Adawiya Mohamed, the mother of Babikir Anwar is pictured in front of her son’s mural painting on the wall of the family home. For years such artwork remained underground amid censorship imposed by heavy-handed security agents of Bashir’s regime, who considered it anti-establishment or pure vandalism. (Ashraf Shazly / AFP)

Children gesture in front of a mural painting of a protester killed during the protest. Diab, who lives in the Qatari capital with her family but often returns to her homeland, said painting each mural costs her about $635. “But martyrs took to the streets and died for us. This is the least we can do for them,” she said, who has drawn about 30 portraits of protesters killed in Khartoum. (Ashraf Shazly / AFP)

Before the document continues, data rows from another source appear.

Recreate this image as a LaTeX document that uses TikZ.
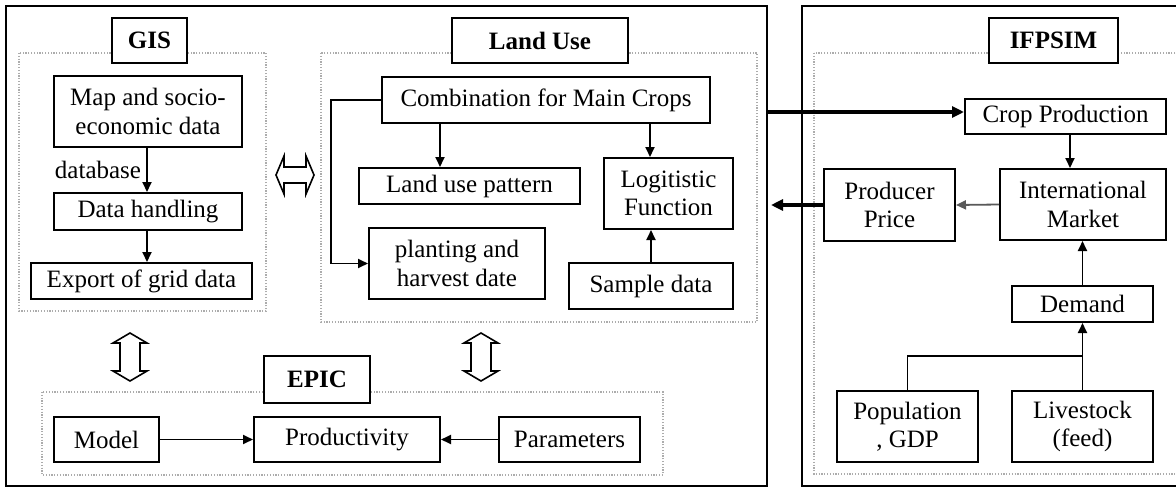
\documentclass[tikz,border=0pt]{standalone}
\usepackage{fontspec}
\setmainfont{Liberation Serif}
\usetikzlibrary{arrows.meta,calc}
\tikzset{
  box/.style={draw, line width=2pt, fill=white, inner sep=0pt, align=center,
    font=\fontsize{25}{28.5}\selectfont},
  ttl/.style={box, font=\fontsize{25}{28.5}\selectfont\bfseries},
  panel/.style={draw, line width=2pt, inner sep=0pt},
  frame/.style={draw=gray!65, line width=1.2pt, dash pattern=on 1.2pt off 1.6pt},
  arr/.style={draw, line width=1.8pt, -{Triangle[length=10pt,width=9pt]}},
  garr/.style={arr, draw=gray!70!black},
  thickarr/.style={draw, line width=3.4pt, -{Triangle[length=12pt,width=11pt]}},
  plain/.style={draw, line width=1.8pt},
  dbl/.style={draw, line width=1.6pt, fill=white},
}
\begin{document}
\begin{tikzpicture}[x=1pt,y=-1pt]
\clip (0,0) rectangle (1176,488);
\fill[white] (0,0) rectangle (1176,488);

% outer panels
\node[panel, minimum width=761pt, minimum height=480pt] (leftpanel) at (386.5,246) {};
\node[panel, minimum width=383pt, minimum height=480pt] (rightpanel) at (993.5,246) {};

% dotted frames
\draw[frame] (19,53) rectangle (266,311);
\draw[frame] (321,53) rectangle (757,322);
\draw[frame] (42,392) rectangle (663,475);
\draw[frame] (814,53) rectangle (1177,474);

% titles
\node[ttl, minimum width=75pt, minimum height=45pt] (gis) at (149.5,40.5) {GIS};
\node[ttl, minimum width=176pt, minimum height=45pt] (landuse) at (540,40.5) {Land Use};
\node[ttl, minimum width=129pt, minimum height=45pt] (ifpsim) at (1053.5,40.5) {IFPSIM};
\node[ttl, minimum width=106pt, minimum height=47pt] (epic) at (317,379.5) {EPIC};

% GIS
\node[box, minimum width=188pt, minimum height=71pt] (map) at (148,111.5) {Map and socio-\\economic data};
\node[box, minimum width=188pt, minimum height=37pt] (dh) at (148,211.5) {Data handling};
\node[box, minimum width=221pt, minimum height=36pt] (export) at (141.5,281) {Export of grid data};
\node[font=\fontsize{25}{28.5}\selectfont, inner sep=0pt] (dblabel) at (98,170) {database};

% Land use
\node[box, minimum width=328pt, minimum height=46pt] (comb) at (546,100) {Combination for Main Crops};
\node[box, minimum width=221pt, minimum height=36pt] (lup) at (469.5,186) {Land use pattern};
\node[box, minimum width=129pt, minimum height=71pt] (logit) at (668.5,193.5) {Logitistic\\Function};
\node[box, minimum width=176pt, minimum height=71pt] (plant) at (457,263.5) {planting and\\harvest date};
\node[box, minimum width=164pt, minimum height=46pt] (sample) at (651,286) {Sample data};

% EPIC
\node[box, minimum width=105pt, minimum height=45pt] (model) at (106.5,439.5) {Model};
\node[box, minimum width=186pt, minimum height=45pt] (prod) at (347,439.5) {Productivity};
\node[box, minimum width=141pt, minimum height=45pt] (param) at (569.5,439.5) {Parameters};

% IFPSIM
\node[box, minimum width=201pt, minimum height=35pt] (crop) at (1065.5,116.5) {Crop Production};
\node[box, minimum width=166pt, minimum height=71pt] (intl) at (1083,204.5) {International\\Market};
\node[box, minimum width=131pt, minimum height=72pt] (pp) at (889.5,205) {Producer\\Price};
\node[box, minimum width=141pt, minimum height=36pt] (demand) at (1082.5,304) {Demand};
\node[box, minimum width=141pt, minimum height=71pt] (pop) at (907.5,426.5) {Population\\, GDP};
\node[box, minimum width=141pt, minimum height=71pt] (live) at (1082.5,426.5) {Livestock\\(feed)};

% connectors GIS
\draw[arr] ([xshift=-1pt]map.south) -- ([xshift=-1pt]dh.north);
\draw[arr] ([xshift=-1pt]dh.south) -- ([xshift=-1pt]dh.south |- export.north);

% connectors Land use
\draw[arr] (comb.west) -- ++(-50,0) |- (plant.west);
\draw[arr] ([xshift=-106pt]comb.south) -- ([xshift=-29.5pt]lup.north);
\draw[arr] ([xshift=104pt]comb.south) -- ([xshift=-18.5pt]logit.north);
\draw[arr] (sample.north) -- (sample.north |- logit.south);

% connectors EPIC
\draw[arr] (model.east) -- (prod.west);
\draw[arr] (param.west) -- (prod.east);

% connectors IFPSIM
\coordinate (cropin) at ([yshift=4.5pt]crop.west);
\draw[thickarr] (leftpanel.east |- cropin) -- (cropin);
\draw[arr] ([xshift=4.5pt]crop.south) -- ([xshift=-13pt]intl.north);
\draw[garr] (intl.west) -- (pp.east);
\draw[thickarr] (pp.west) -- ([xshift=3pt]leftpanel.east |- pp.west);
\draw[arr] (demand.north) -- (demand.north |- intl.south);
\draw[arr] (live.north) -- (demand.south);
\draw[plain] (pop.north) |- ([yshift=34pt]live.north);

% hollow double arrows
\draw[dbl] (276,175) -- (284,156) -- (284,167) -- (306,167) -- (306,156) -- (314,175)
  -- (306,194) -- (306,183) -- (284,183) -- (284,194) -- cycle;
\draw[dbl] (130,333) -- (113,343) -- (120,343) -- (120,371) -- (113,371) -- (130,381)
  -- (147,371) -- (140,371) -- (140,343) -- (147,343) -- cycle;
\draw[dbl] (481,333) -- (464,343) -- (471,343) -- (471,371) -- (464,371) -- (481,381)
  -- (498,371) -- (491,371) -- (491,343) -- (498,343) -- cycle;
\end{tikzpicture}
\end{document}
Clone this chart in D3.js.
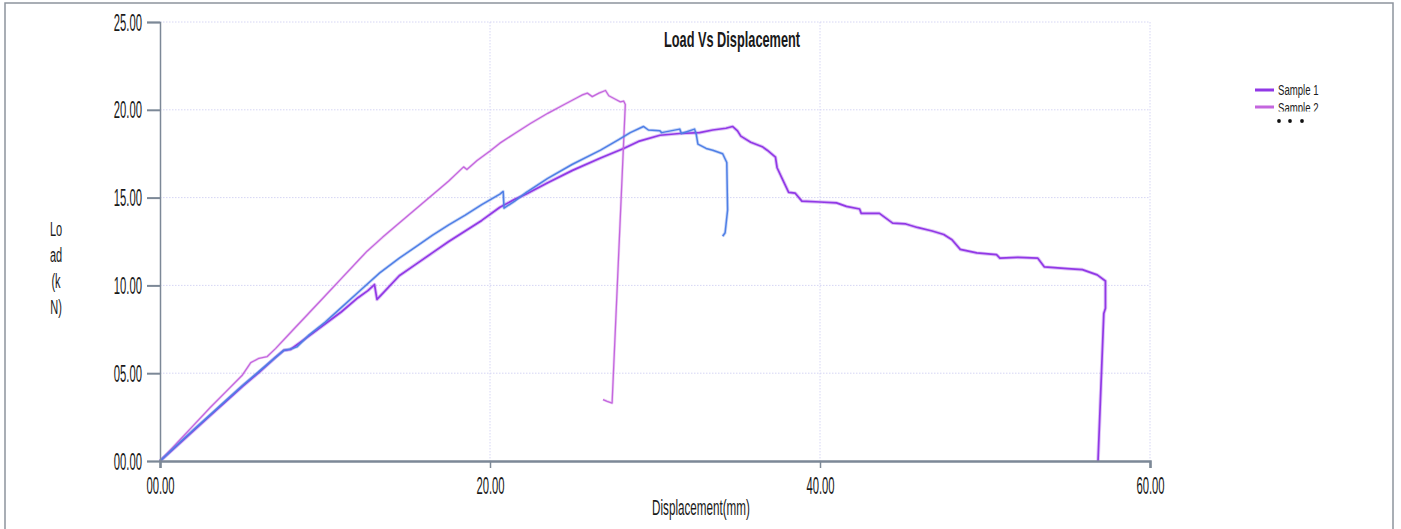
<!DOCTYPE html>
<html>
<head>
<meta charset="utf-8">
<script src="https://cdn.jsdelivr.net/npm/d3@7"></script>
<style>
  html, body { margin: 0; padding: 0; background: #fff; }
  svg { display: block; }
  text { font-family: "Liberation Sans", Arial, sans-serif; fill: #1a1a1a; }
</style>
</head>
<body>
<svg id="chart" width="1401" height="529"></svg>
<script>
// ---------- data ----------
const chartTitle = "Load Vs Displacement";
const xTitle = "Displacement(mm)";
const yTitleLines = ["Lo", "ad", "(k", "N)"];
const seriesNames = ["Sample 1", "Sample 2", "Sample 3"];
const xTickValues = [0, 20, 40, 60];
const xTickLabels = ["00.00", "20.00", "40.00", "60.00"];
const yTickValues = [0, 5, 10, 15, 20, 25];
const yTickLabels = ["00.00", "05.00", "10.00", "15.00", "20.00", "25.00"];

// [displacement mm, load kN]
const sample1 = [[0,0],[1,0.85],[2,1.7],[3,2.55],[4,3.4],[5,4.25],[6,5.05],[7,5.9],[7.5,6.3],[7.9,6.35],[8.2,6.55],[9,7.1],[10,7.8],[11,8.5],[12,9.3],[12.6,9.7],[13.0,10.05],[13.15,9.2],[13.5,9.55],[14.5,10.55],[15.5,11.2],[16.5,11.85],[17.5,12.5],[18.5,13.1],[19.5,13.7],[20.6,14.45],[21.5,14.9],[22.2,15.2],[23.5,15.85],[25,16.55],[26.7,17.25],[28.1,17.8],[29,18.2],[30.3,18.55],[31.5,18.65],[32.7,18.7],[33.5,18.85],[34.3,18.95],[34.7,19.05],[35.0,18.8],[35.2,18.5],[35.8,18.15],[36.5,17.9],[36.8,17.7],[37.3,17.3],[37.4,16.7],[37.7,16.1],[38.1,15.3],[38.5,15.25],[38.9,14.8],[40,14.75],[41,14.7],[41.6,14.5],[42.4,14.35],[42.5,14.1],[43.6,14.1],[44.4,13.55],[45.2,13.5],[45.9,13.3],[46.8,13.1],[47.5,12.9],[48.0,12.6],[48.5,12.05],[49.5,11.85],[50.7,11.75],[50.9,11.55],[52,11.6],[53.2,11.55],[53.6,11.05],[55,10.95],[55.9,10.9],[56.8,10.6],[57.3,10.25],[57.3,8.7],[57.2,8.4],[56.85,0]];
const sample2 = [[0,0],[1,1.0],[2,2.0],[3,3.0],[4,3.95],[5,4.9],[5.5,5.6],[6.0,5.85],[6.5,5.95],[7,6.4],[8,7.4],[9,8.4],[10,9.4],[11,10.4],[12,11.4],[12.55,11.95],[13.5,12.75],[14.5,13.55],[15.5,14.35],[16.5,15.15],[17.5,15.95],[18.4,16.75],[18.6,16.6],[19.2,17.1],[20,17.65],[20.6,18.1],[21.5,18.65],[22.5,19.25],[23.5,19.8],[24.5,20.3],[25.3,20.7],[25.6,20.85],[25.9,20.95],[26.2,20.75],[26.6,20.95],[27.0,21.1],[27.2,20.8],[27.6,20.6],[27.9,20.45],[28.1,20.5],[28.2,20.3],[27.4,3.3],[27.1,3.4],[26.85,3.5]];
const sample3 = [[0,0],[1,0.88],[2,1.75],[3,2.6],[4,3.45],[5,4.3],[6,5.1],[7,5.9],[7.5,6.3],[8.0,6.4],[8.3,6.5],[9,7.15],[10,7.9],[11,8.75],[12.3,9.85],[13.3,10.7],[14.5,11.55],[15.5,12.2],[16.5,12.85],[17.5,13.45],[18.5,14.0],[19.5,14.6],[20.6,15.2],[20.8,15.35],[20.85,14.4],[21.5,14.8],[22.2,15.3],[23.5,16.1],[25,16.9],[26.7,17.7],[27.8,18.3],[28.5,18.7],[29.3,19.05],[29.6,18.85],[30.3,18.8],[30.4,18.7],[31.5,18.9],[31.6,18.65],[32.4,18.9],[32.5,18.6],[32.6,18.05],[33.1,17.8],[33.5,17.7],[33.8,17.6],[34.1,17.5],[34.35,17.0],[34.4,14.3],[34.25,13.0],[34.1,12.8]];

const seriesData = [sample1, sample2, sample3];
const seriesColors = ["#9138e6", "#c466de", "#4f7fe6"];
const seriesWidths = [1.7, 1.3, 1.5];

// ---------- layout ----------
const svg = d3.select("#chart");
const plot = { left: 160, right: 1150, top: 22, bottom: 461 };
const x = d3.scaleLinear().domain([0, 60]).range([plot.left, plot.right]);
const y = d3.scaleLinear().domain([0, 25]).range([plot.bottom, plot.top]);
const axisColor = "#7c8897";
const gridColor = "#d6d6f4";

// outer frame
svg.append("rect").attr("x", 5).attr("y", 3).attr("width", 1388).attr("height", 540)
  .attr("fill", "none").attr("stroke", "#8d949d").attr("stroke-width", 1.5);

// gridlines
svg.append("g").selectAll("line").data(yTickValues.filter(d => d > 0)).join("line")
  .attr("x1", plot.left).attr("x2", plot.right)
  .attr("y1", d => y(d)).attr("y2", d => y(d))
  .attr("stroke", gridColor).attr("stroke-width", 1).attr("stroke-dasharray", "1.5,1.5");
svg.append("g").selectAll("line").data(xTickValues.filter(d => d > 0)).join("line")
  .attr("x1", d => x(d)).attr("x2", d => x(d))
  .attr("y1", plot.top).attr("y2", plot.bottom)
  .attr("stroke", gridColor).attr("stroke-width", 1).attr("stroke-dasharray", "1.5,1.5");

// title
svg.append("text").attr("transform", "translate(732,47) scale(0.58,1)")
  .attr("text-anchor", "middle").attr("font-size", 22).attr("font-weight", "bold")
  .text(chartTitle);

// series
const line = d3.line().x(d => x(d[0])).y(d => y(d[1]));
seriesData.forEach((s, i) => {
  svg.append("path").datum(s).attr("d", line)
    .attr("fill", "none").attr("stroke", seriesColors[i])
    .attr("stroke-opacity", 0.3).attr("stroke-width", seriesWidths[i] * 2.1).attr("stroke-linejoin", "round");
  svg.append("path").datum(s).attr("d", line)
    .attr("fill", "none").attr("stroke", seriesColors[i])
    .attr("stroke-width", seriesWidths[i]).attr("stroke-linejoin", "round");
});

// y axis
const yAxis = d3.axisLeft(y).tickValues(yTickValues)
  .tickFormat((d, i) => yTickLabels[i]).tickSize(13).tickPadding(5);
const gy = svg.append("g").attr("transform", `translate(${plot.left},0)`).call(yAxis);
gy.select(".domain").attr("stroke", axisColor).attr("stroke-width", 1.5);
gy.selectAll(".tick line").attr("stroke", axisColor).attr("stroke-width", 2);
gy.selectAll(".tick text").attr("x", null).attr("dy", null)
  .attr("transform", "translate(-18,8) scale(0.47,1)")
  .attr("font-size", 24).attr("fill", "#1a1a1a").attr("font-family", "Liberation Sans, Arial, sans-serif");

// x axis
const xAxis = d3.axisBottom(x).tickValues(xTickValues)
  .tickFormat((d, i) => xTickLabels[i]).tickSize(7).tickPadding(0);
const gx = svg.append("g").attr("transform", `translate(0,${plot.bottom})`).call(xAxis);
gx.select(".domain").attr("stroke", axisColor).attr("stroke-width", 2.5);
gx.selectAll(".tick line").attr("stroke", axisColor).attr("stroke-width", 1.5);
gx.selectAll(".tick text").attr("y", null).attr("dy", null)
  .attr("transform", "translate(0,33) scale(0.47,1)")
  .attr("font-size", 24).attr("fill", "#1a1a1a").attr("font-family", "Liberation Sans, Arial, sans-serif");

// axis titles
svg.append("text").attr("transform", "translate(701,515) scale(0.53,1)")
  .attr("text-anchor", "middle").attr("font-size", 22).text(xTitle);
yTitleLines.forEach((t, i) => {
  svg.append("text").attr("transform", `translate(56,${236 + i * 26}) scale(0.55,1)`)
    .attr("text-anchor", "middle").attr("font-size", 20).text(t);
});

// legend
const legend = svg.append("g");
svg.append("clipPath").attr("id", "legclip").append("rect")
  .attr("x", 1240).attr("y", 70).attr("width", 120).attr("height", 41.5);
const lg = legend.append("g").attr("clip-path", "url(#legclip)");
[0, 1].forEach(i => {
  const ly = 90 + i * 17;
  lg.append("line").attr("x1", 1255).attr("x2", 1274).attr("y1", ly).attr("y2", ly)
    .attr("stroke", seriesColors[i]).attr("stroke-width", 3);
  lg.append("text").attr("transform", `translate(1278,${ly + 5 + i * 1}) scale(0.64,1)`)
    .attr("font-size", 15).text(seriesNames[i]);
});
legend.selectAll("circle").data([1279, 1290, 1302]).join("circle")
  .attr("cx", d => d).attr("cy", 121).attr("r", 1.9).attr("fill", "#111");
</script>
</body>
</html>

Maiyssa Omar, the mother of Walid Abdelrahim sits in front of the mural painting of her son, ornating the family home. “The painting keeps him alive,” she said, her voice choking as she talked of her son, who was killed during a three-day nationwide civil disobedience campaign in June. (Ashraf Shazly / AFP)

“I’m happy that Sudan still remembers their legacy,” Diab said. Drawing the graffiti had not been easy. Often her team faced resistance from the feared paramilitary group the Rapid Support Forces, who are accused by rights group of carrying out the June 3 raid. “It was a dangerous experience, but worth taking the risks... I was interested in immortalising the legacy of these martyrs in the best way that I knew... through graffiti.” (Ashraf Shazly / AFP)

About The Gallery

Sudanese protester Walid Abdelrahim was shot dead last month in Khartoum but for his mother he is still alive -- thanks to a colourful mural of his smiling face on a wall of their home. "The painting keeps him alive," said Maiyssa Omar, her voice choking as she talked of her son. The portrait is part of a campaign launched by Sudanese activist Eythar Gubara to draw murals and graffiti to commemorate demonstrators killed in the months-old protest movement.